Secara kebijakan, mandat Galang ditekankan sebagai misi kemanusiaan. Pemerintah pusat dan Kemenlu sejak awal menolak tawaran atau ide relokasi permanen. Garis merah itu konsisten dengan kebijakan luar negeri Indonesia: dukungan solusi dua negara, penolakan pemindahan paksa, dan desakan agar akses kemanusiaan dibuka di Gaza. Media internasional mencatat bahwa pasien dan keluarga harus kembali ke Gaza setelah pulih; detail teknis (jadwal, rute, dan pengawalan internasional) menunggu finalisasi.


Pengungsi Gaza di Pulau Galang: Risiko “Jebakan” & Hak Kembali

Di sinilah perdebatan memanas. Para pengkritik menyebut risiko “jebakan Israel”: ketika pengungsi Gaza diangkut keluar, narasi geopolitik bisa berubah—bukan lagi “rawat dan pulangkan”, melainkan “pindahkan agar lapangan bersih”. SCMP menyoroti kegelisahan ini: rencana Galang dipandang sebagian pihak dapat memberi ruang legitimasi bagi rencana pendudukan yang lebih permanen. The Guardian juga memotret meningkatnya kecaman internasional terhadap rencana Israel memperluas kontrol di Gaza City—konteks yang membuat isu repatriasi jadi krusial, bukan sekadar catatan kaki.

Amnesty International Indonesia menegaskan jalur aman agar misi ini tak bergeser menjadi relokasi de-facto: (1) batas waktu perawatan yang jelas, (2) jaminan repatriasi yang dapat diverifikasi, (3) pengawasan independen oleh lembaga seperti ICRC/WHO/UNHCR, dan (4) pelaporan berkala jumlah pasien yang masuk serta pulang. Poin-poin ini bukan memperlambat kerja kemanusiaan, melainkan memperkuat mandat agar status pengungsi Gaza tetap terlindungi secara hukum internasional.

Di saat bersamaan, pemerintah Indonesia—lewat kanal resminya—telah berulang kali membantah wacana relokasi permanen dan menegaskan penolakan terhadap pemindahan paksa warga Palestina. Penegasan itu konsisten sejak awal 2025 dan diulang kembali ketika kabar Galang menghangat. Praktik kebijakan ke depan perlu memastikan bahwa garis merah tersebut tidak sekadar retorika, melainkan mekanisme operasional yang bisa diaudit publik.

Wajib Tahu:

Pulau Galang disiapkan sebagai fasilitas medis sementara dengan proyeksi kapasitas ±2.000 orang; pemerintah menyatakan bukan relokasi dan wajib repatriasi ke Gaza setelah pulih.
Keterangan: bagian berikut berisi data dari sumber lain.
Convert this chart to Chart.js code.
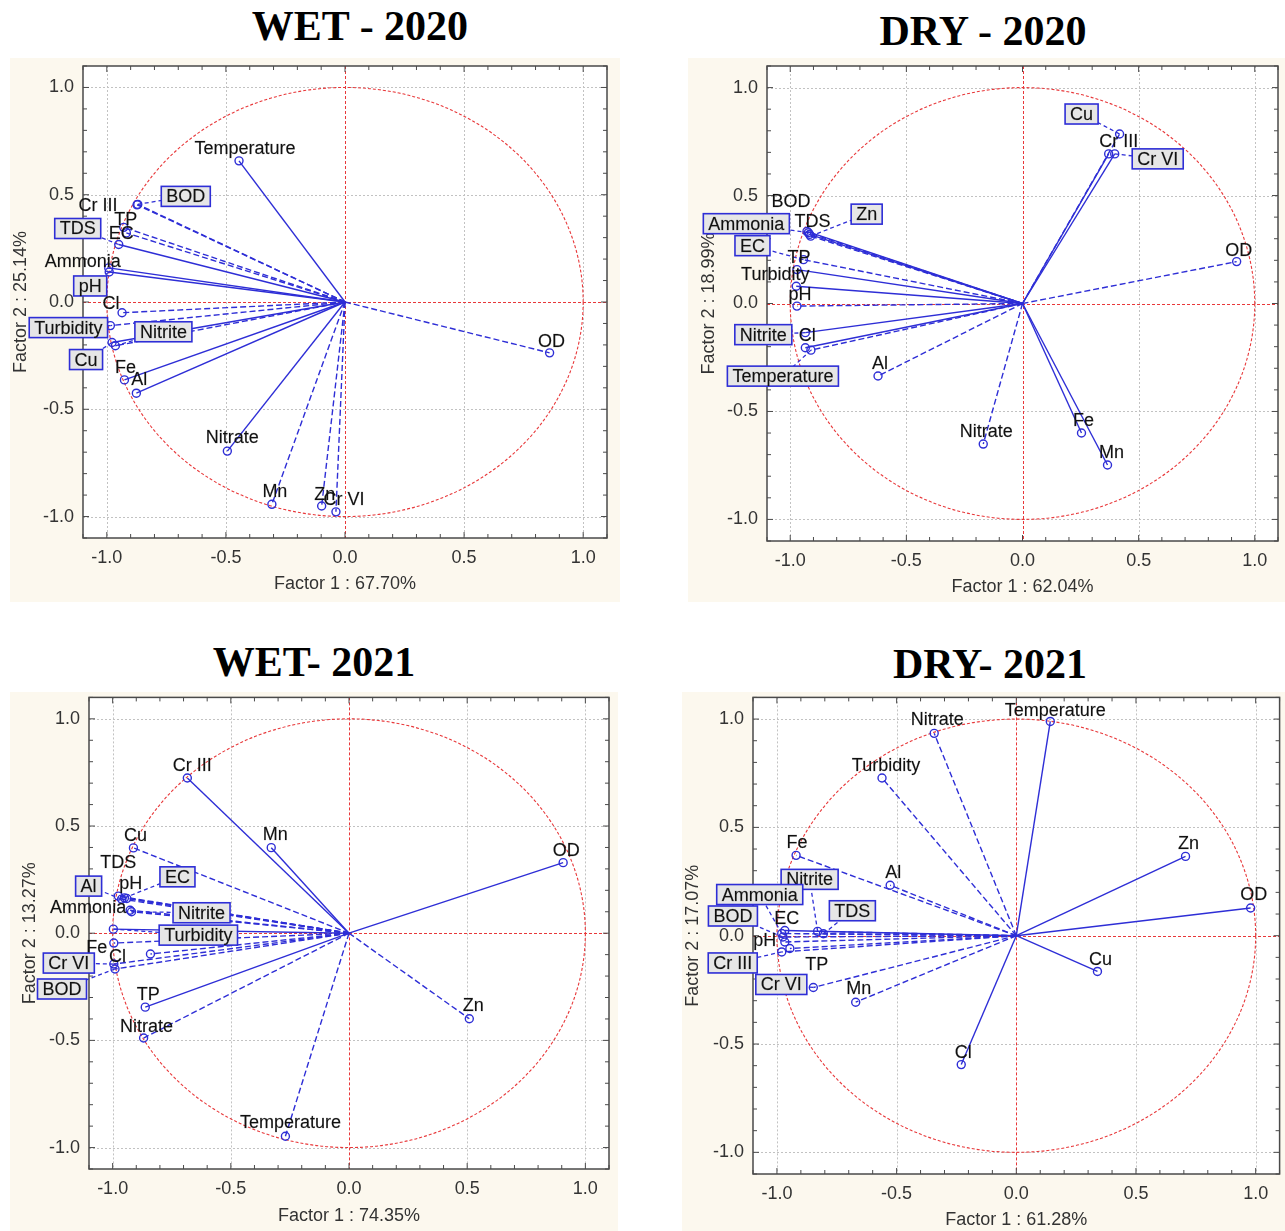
<!DOCTYPE html>
<html>
<head>
<meta charset="utf-8">
<script src="https://cdn.jsdelivr.net/npm/chart.js@4/dist/chart.umd.min.js"></script>
<style>
  html,body{margin:0;padding:0;background:#fff;}
  body{width:1285px;height:1231px;position:relative;overflow:hidden;font-family:"Liberation Sans",Arial,sans-serif;}
  .ttl{position:absolute;width:600px;text-align:center;font-family:"Liberation Serif","Times New Roman",serif;font-weight:bold;font-size:42px;line-height:42px;color:#000;white-space:nowrap;}
  canvas{position:absolute;background:#fcf8ee;}
</style>
</head>
<body>
<div class="ttl" style="left:60px;top:5px;">WET - 2020</div>
<div class="ttl" style="left:683px;top:10px;">DRY - 2020</div>
<div class="ttl" style="left:14px;top:641px;">WET- 2021</div>
<div class="ttl" style="left:690px;top:643px;">DRY- 2021</div>
<canvas id="c1" width="610" height="544" style="left:10px;top:58px;"></canvas>
<canvas id="c2" width="597" height="544" style="left:688px;top:58px;"></canvas>
<canvas id="c3" width="608" height="539" style="left:10px;top:692px;"></canvas>
<canvas id="c4" width="603" height="539" style="left:682px;top:692px;"></canvas>
<script>
// ---------------- DATA ----------------
// WET - 2020
const w20Vars = ["Temperature","Cr III","BOD","TP","EC","TDS","Ammonia","pH","Cl","Turbidity","Nitrite","Cu","Fe","Al","Nitrate","Mn","Zn","Cr VI","OD"];
const w20F1 = [-0.445,-0.873,-0.870,-0.929,-0.918,-0.950,-0.992,-0.990,-0.936,-0.985,-0.964,-0.978,-0.926,-0.876,-0.494,-0.307,-0.098,-0.038,0.859];
const w20F2 = [0.658,0.453,0.455,0.348,0.322,0.268,0.159,0.140,-0.050,-0.110,-0.204,-0.189,-0.363,-0.425,-0.695,-0.943,-0.951,-0.978,-0.237];
const w20Axis = ["Factor 1 : 67.70%","Factor 2 : 25.14%"];

// DRY - 2020
const d20Vars = ["Cu","Cr III","Cr VI","OD","BOD","TDS","Ammonia","Zn","EC","TP","Turbidity","pH","Nitrite","Cl","Temperature","Al","Nitrate","Fe","Mn"];
const d20F1 = [0.418,0.371,0.397,0.922,-0.928,-0.917,-0.922,-0.912,-0.943,-0.971,-0.974,-0.971,-0.935,-0.935,-0.911,-0.622,-0.169,0.254,0.366];
const d20F2 = [0.785,0.693,0.693,0.194,0.334,0.320,0.328,0.312,0.203,0.157,0.080,-0.012,-0.135,-0.205,-0.216,-0.336,-0.651,-0.600,-0.748];
const d20Axis = ["Factor 1 : 62.04%","Factor 2 : 18.99%"];

// WET - 2021
const w21Vars = ["Cr III","Mn","OD","Zn","Temperature","Cu","TDS","pH","Al","EC","Ammonia","Nitrite","Turbidity","Fe","Cl","Cr VI","BOD","TP","Nitrate"];
const w21F1 = [-0.684,-0.329,0.906,0.509,-0.269,-0.912,-0.976,-0.940,-0.962,-0.950,-0.926,-0.920,-0.997,-0.995,-0.840,-0.995,-0.990,-0.862,-0.869];
const w21F2 = [0.724,0.399,0.329,-0.399,-0.947,0.398,0.173,0.162,0.159,0.165,0.107,0.100,0.019,-0.046,-0.097,-0.144,-0.167,-0.345,-0.489];
const w21Axis = ["Factor 1 : 74.35%","Factor 2 : 13.27%"];

// DRY - 2021
const d21Vars = ["Temperature","Nitrate","Turbidity","Zn","OD","Cu","Cl","Fe","Al","TDS","EC","Nitrite","Ammonia","BOD","pH","Cr III","TP","Cr VI","Mn"];
const d21F1 = [0.142,-0.343,-0.561,0.707,0.979,0.339,-0.230,-0.920,-0.527,-0.806,-0.967,-0.830,-0.980,-0.975,-0.967,-0.980,-0.946,-0.848,-0.671];
const d21F2 = [0.989,0.934,0.728,0.366,0.128,-0.165,-0.595,0.371,0.233,0.009,0.024,0.020,0.010,-0.006,-0.029,-0.075,-0.059,-0.239,-0.307];
const d21Axis = ["Factor 1 : 61.28%","Factor 2 : 17.07%"];

// ---------------- STYLE (line dash + label placement: dx, dy px, boxed) ----------------
const w20Dash = [0,1,1,1,1,0,0,0,1,1,1,0,0,0,0,1,1,1,1];
const w20Lab = [[6,-13,0],[-39,0,0],[48,-8,1],[2,-8,0],[-5,0,0],[-41,-16,1],[-26,-7,0],[-19,14,1],[-11,-10,0],[-42,2,1],[48,-14,1],[-26,17,1],[1,-13,0],[3,-14,0],[5,-14,0],[3,-13,0],[3,-12,0],[8,-13,0],[2,-12,0]];

const d20Dash = [1,0,0,1,0,0,1,1,1,0,0,1,0,0,1,1,1,0,0];
const d20Lab = [[-38,-20,1],[10,-13,0],[43,5,1],[2,-12,0],[-16,-30,0],[3,-13,0],[-62,-9,1],[56,-22,1],[-51,-14,1],[2,-13,0],[-21,-12,0],[3,-12,0],[-42,2,1],[2,-13,0],[-28,26,1],[2,-13,0],[3,-13,0],[2,-13,0],[4,-13,0]];

const w21Dash = [0,0,0,1,1,1,1,1,1,1,1,1,0,1,1,1,1,0,1];
const w21Lab = [[5,-13,0],[4,-14,0],[3,-13,0],[4,-14,0],[5,-14,0],[2,-13,0],[0,-34,0],[4,-15,0],[-33,-13,1],[53,-21,1],[-42,-3,0],[70,1,1],[85,6,1],[-17,4,0],[-33,2,0],[-45,-1,1],[-53,20,1],[3,-13,0],[3,-12,0]];

const d21Dash = [0,1,1,0,0,0,0,1,1,1,0,1,1,1,1,1,1,1,1];
const d21Lab = [[5,-11,0],[3,-14,0],[4,-13,0],[3,-13,0],[3,-14,0],[3,-12,0],[2,-13,0],[1,-13,0],[3,-13,0],[29,-23,1],[2,-12,0],[-8,-52,1],[-22,-39,1],[-50,-21,1],[-20,-2,0],[-49,11,1],[27,16,0],[-32,-3,1],[3,-14,0]];

// ---------------- RENDER ----------------
const BLUE = '#2e2ed6';
const RED = '#e8383a';
const FONT = '"Liberation Sans", Arial, sans-serif';

function isMajor(v){ return Math.round(v*10) % 5 === 0; }
function fmt(v){ const r = Math.round(v*10); if (r % 5 !== 0) return ''; const x = r/10; return (Math.abs(x)<1e-9?0:x).toFixed(1); }

function decor(lab){
  return {
    id:'pcaDecor',
    beforeDraw(chart){
      const a = chart.chartArea, ctx = chart.ctx;
      ctx.save(); ctx.fillStyle = '#ffffff'; ctx.fillRect(a.left, a.top, a.right-a.left, a.bottom-a.top); ctx.restore();
    },
    beforeDatasetsDraw(chart){
      const ctx = chart.ctx, a = chart.chartArea, xs = chart.scales.x, ys = chart.scales.y;
      ctx.save();
      // dotted grid at major ticks
      ctx.lineWidth = 1; ctx.strokeStyle = '#c2c2c2'; ctx.setLineDash([2,2]);
      ctx.beginPath();
      xs.ticks.forEach(t => { if (isMajor(t.value) && Math.abs(t.value) > 1e-9) { const p = Math.round(xs.getPixelForValue(t.value)) + 0.5; ctx.moveTo(p, a.top); ctx.lineTo(p, a.bottom); } });
      ys.ticks.forEach(t => { if (isMajor(t.value) && Math.abs(t.value) > 1e-9) { const p = Math.round(ys.getPixelForValue(t.value)) + 0.5; ctx.moveTo(a.left, p); ctx.lineTo(a.right, p); } });
      ctx.stroke();
      // red zero lines
      const cx = xs.getPixelForValue(0), cy = ys.getPixelForValue(0);
      ctx.strokeStyle = RED; ctx.setLineDash([3,2]);
      ctx.beginPath();
      ctx.moveTo(Math.round(cx)+0.5, a.top); ctx.lineTo(Math.round(cx)+0.5, a.bottom);
      ctx.moveTo(a.left, Math.round(cy)+0.5); ctx.lineTo(a.right, Math.round(cy)+0.5);
      ctx.stroke();
      // unit circle
      const rx = xs.getPixelForValue(1) - cx, ry = cy - ys.getPixelForValue(1);
      ctx.beginPath(); ctx.ellipse(cx, cy, rx, ry, 0, 0, Math.PI*2);
      ctx.setLineDash([3,2]); ctx.strokeStyle = RED; ctx.lineWidth = 1.1; ctx.stroke();
      ctx.restore();
    },
    afterDatasetsDraw(chart){
      const ctx = chart.ctx, a = chart.chartArea, xs = chart.scales.x, ys = chart.scales.y;
      ctx.save();
      // frame and inward ticks
      ctx.strokeStyle = '#4a4a4a'; ctx.lineWidth = 1.5; ctx.setLineDash([]);
      ctx.strokeRect(a.left, a.top, a.right-a.left, a.bottom-a.top);
      ctx.lineWidth = 1;
      ctx.beginPath();
      xs.ticks.forEach(t => { const p = xs.getPixelForValue(t.value); const L = isMajor(t.value)?6:4;
        ctx.moveTo(p, a.bottom); ctx.lineTo(p, a.bottom-L); ctx.moveTo(p, a.top); ctx.lineTo(p, a.top+L); });
      ys.ticks.forEach(t => { const p = ys.getPixelForValue(t.value); const L = isMajor(t.value)?6:4;
        ctx.moveTo(a.left, p); ctx.lineTo(a.left+L, p); ctx.moveTo(a.right, p); ctx.lineTo(a.right-L, p); });
      ctx.stroke();
      // labels
      ctx.font = '18px ' + FONT; ctx.textAlign = 'center'; ctx.textBaseline = 'middle';
      const items = chart.data.datasets.map((ds, i) => {
        const el = chart.getDatasetMeta(i).data[1];
        return {text: ds.label, px: el.x, py: el.y, cx: el.x + lab[i][0], cy: el.y + lab[i][1], box: lab[i][2]};
      });
      ctx.strokeStyle = BLUE; ctx.lineWidth = 1.3; ctx.setLineDash([4,3]);
      items.forEach(it => { if (it.box) { ctx.beginPath(); ctx.moveTo(it.px, it.py); ctx.lineTo(it.cx, it.cy); ctx.stroke(); } });
      ctx.setLineDash([]);
      items.forEach(it => {
        if (it.box) {
          const w = ctx.measureText(it.text).width + 10, h = 20;
          ctx.fillStyle = '#e6e6e6'; ctx.fillRect(it.cx - w/2, it.cy - h/2, w, h);
          ctx.strokeStyle = BLUE; ctx.lineWidth = 1.6; ctx.strokeRect(it.cx - w/2, it.cy - h/2, w, h);
        }
        ctx.fillStyle = '#111'; ctx.fillText(it.text, it.cx, it.cy + 1);
        ctx.strokeStyle = 'rgba(17,17,17,0.35)'; ctx.lineWidth = 0.4; ctx.strokeText(it.text, it.cx, it.cy + 1);
      });
      ctx.restore();
    }
  };
}

function makeChart(id, vars, f1, f2, dash, lab, axisTitles, geo){
  const datasets = vars.map((v, i) => ({
    label: v,
    data: [{x:0, y:0}, {x:f1[i], y:f2[i]}],
    showLine: true,
    borderColor: BLUE,
    borderWidth: 1.4,
    borderDash: dash[i] ? [6,3] : [],
    pointRadius: [0,4],
    pointHoverRadius: [0,4],
    pointBorderColor: BLUE,
    pointBackgroundColor: 'rgba(0,0,0,0)',
    pointBorderWidth: 1.4
  }));
  const tickFont = {family: FONT, size: 18};
  new Chart(document.getElementById(id), {
    type: 'scatter',
    data: {datasets},
    options: {
      responsive: false, animation: false, events: [],
      layout: {padding: {top: geo.padTop, right: geo.padRight, left: 0, bottom: 0}},
      plugins: {legend: {display: false}, tooltip: {enabled: false}},
      scales: {
        x: {
          type: 'linear', min: -1.1, max: 1.1,
          afterFit: s => { s.height = geo.xH; s.paddingLeft = 0; s.paddingRight = 0; },
          ticks: {stepSize: 0.1, autoSkip: false, maxRotation: 0, minRotation: 0, callback: fmt, font: tickFont, color: '#333', padding: 9},
          grid: {display: false, drawTicks: false},
          border: {display: false},
          title: {display: true, text: axisTitles[0], font: {family: FONT, size: 18}, color: '#333', padding: {top: 0, bottom: geo.xTitlePad}}
        },
        y: {
          type: 'linear', min: -1.1, max: 1.1,
          afterFit: s => { s.width = geo.yW; s.paddingTop = 0; s.paddingBottom = 0; },
          ticks: {stepSize: 0.1, autoSkip: false, callback: fmt, font: tickFont, color: '#333', padding: 9},
          grid: {display: false, drawTicks: false},
          border: {display: false},
          title: {display: true, text: axisTitles[1], font: {family: FONT, size: 18}, color: '#333', padding: {top: geo.yTitlePad, bottom: 0}}
        }
      }
    },
    plugins: [decor(lab)]
  });
}

makeChart('c1', w20Vars, w20F1, w20F2, w20Dash, w20Lab, w20Axis, {yW:73, xH:64, padTop:8, padRight:13, yTitlePad:0, xTitlePad:7});
makeChart('c2', d20Vars, d20F1, d20F2, d20Dash, d20Lab, d20Axis, {yW:79, xH:61, padTop:8, padRight:7, yTitlePad:10, xTitlePad:4});
makeChart('c3', w21Vars, w21F1, w21F2, w21Dash, w21Lab, w21Axis, {yW:79, xH:62, padTop:5, padRight:9, yTitlePad:9, xTitlePad:4});
makeChart('c4', d21Vars, d21F1, d21F2, d21Dash, d21Lab, d21Axis, {yW:71, xH:57, padTop:4, padRight:5, yTitlePad:0, xTitlePad:0});
</script>
</body>
</html>
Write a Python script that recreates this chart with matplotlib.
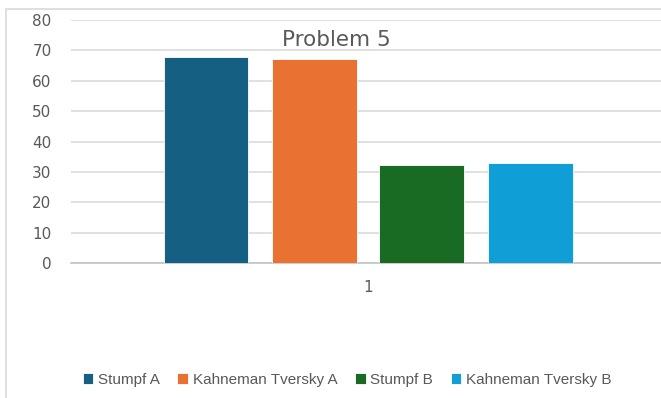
import matplotlib.pyplot as plt
import matplotlib.patches as mpatches
import numpy as np

# -----------------------------
# DATI
# -----------------------------
categorie = ["1"]
serie = ["Stumpf A", "Kahneman Tversky A", "Stumpf B", "Kahneman Tversky B"]
valori = [67.8, 67.0, 32.3, 32.9]
colori = ["#156082", "#E97132", "#196B24", "#0F9ED5"]
yticks = [0, 10, 20, 30, 40, 50, 60, 70, 80]

# -----------------------------
# FIGURA
# -----------------------------
W, H = 661, 398
fig = plt.figure(figsize=(W / 100, H / 100), dpi=100)
ax = fig.add_axes([71 / W, 1 - 263 / H, (665 - 71) / W, (263 - 20) / H])

# cornice esterna stile Excel
fig.patches.append(mpatches.Rectangle((6 / W, -0.1), 1.2, 1 - 9 / H + 0.1,
                                      transform=fig.transFigure, fill=False,
                                      edgecolor="#D9D9D9", linewidth=1.2))

x = np.arange(len(categorie)) + 1
larg = 85 / 594
passo = 108 / 594
for i, (nome, v, c) in enumerate(zip(serie, valori, colori)):
    ax.bar(x + (i - 1.5) * passo, [v], width=larg, color=c,
           edgecolor="white", linewidth=0.6, label=nome, zorder=3)

ax.set_xlim(0.5, 1.5)
ax.set_ylim(0, 80)
ax.set_yticks(yticks)
ax.set_xticks(x)
ax.set_xticklabels(categorie)
ax.grid(axis="y", color="#D9D9D9", linewidth=1.1, zorder=0)
for s in ["top", "right", "left"]:
    ax.spines[s].set_visible(False)
ax.spines["bottom"].set_color("#BFBFBF")
ax.spines["bottom"].set_linewidth(1.1)
ax.tick_params(length=0, labelcolor="#595959", labelsize=11)
ax.tick_params(axis="y", pad=14)
ax.tick_params(axis="x", pad=12)

fig.text(336 / W, 1 - 40 / H, "Problem 5", ha="center", va="center",
         fontsize=15.5, color="#595959")

fig.legend(loc="center", bbox_to_anchor=(347 / W, 1 - 380 / H), ncol=4,
           frameon=False, handlelength=0.7, handleheight=0.7,
           handletextpad=0.3, columnspacing=1.15, labelcolor="#595959",
           prop={"family": "Liberation Sans", "size": 11})

fig.savefig("out.png", dpi=100)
Aktivis HAM menuntut MOU multilateral dan pengawasan independen agar mandat kemanusiaan tidak dipelintir menjadi preseden pengosongan wilayah.


Hukum Humaniter & Garis Merah Diplomasi RI

Dalam hukum humaniter internasional, evakuasi medis lintas batas dimungkinkan ketika layanan kesehatan lokal kolaps—dengan tiga prasyarat: sukarela, sementara, dan tanpa menghapus hak sipil (termasuk hak kembali). Indonesia, yang konsisten mendorong solusi dua negara, perlu mengikat semua pihak lewat nota kesepahaman mengenai akses keluar-masuk, dukungan transit (Mesir/Yordania), hingga protokol pemulangan. Dengan begitu, status pengungsi Gaza di Galang tidak akan bergeser dari “pasien sementara” menjadi “populasi relokasi”.

Di level teknis, tiga lapis kontrol bisa dipasang. Pertama, verifikasi identitas dan rantai rujukan medis yang ditandatangani lembaga internasional (WHO/ICRC) untuk mencegah salah sasaran. Kedua, batas rawat (misalnya maksimal 90–120 hari) dengan pengecualian medis yang terdokumentasi. Ketiga, audit repatriasi—melaporkan berapa yang pulang, kapan, lewat mana, dan jaminan keselamatan yang menyertainya. Transparansi seperti ini bukan hanya menutup ruang delegitimasi, melainkan juga memperkuat posisi diplomatik Indonesia ketika menekan pihak pendudukan untuk membuka akses bantuan di dalam Gaza.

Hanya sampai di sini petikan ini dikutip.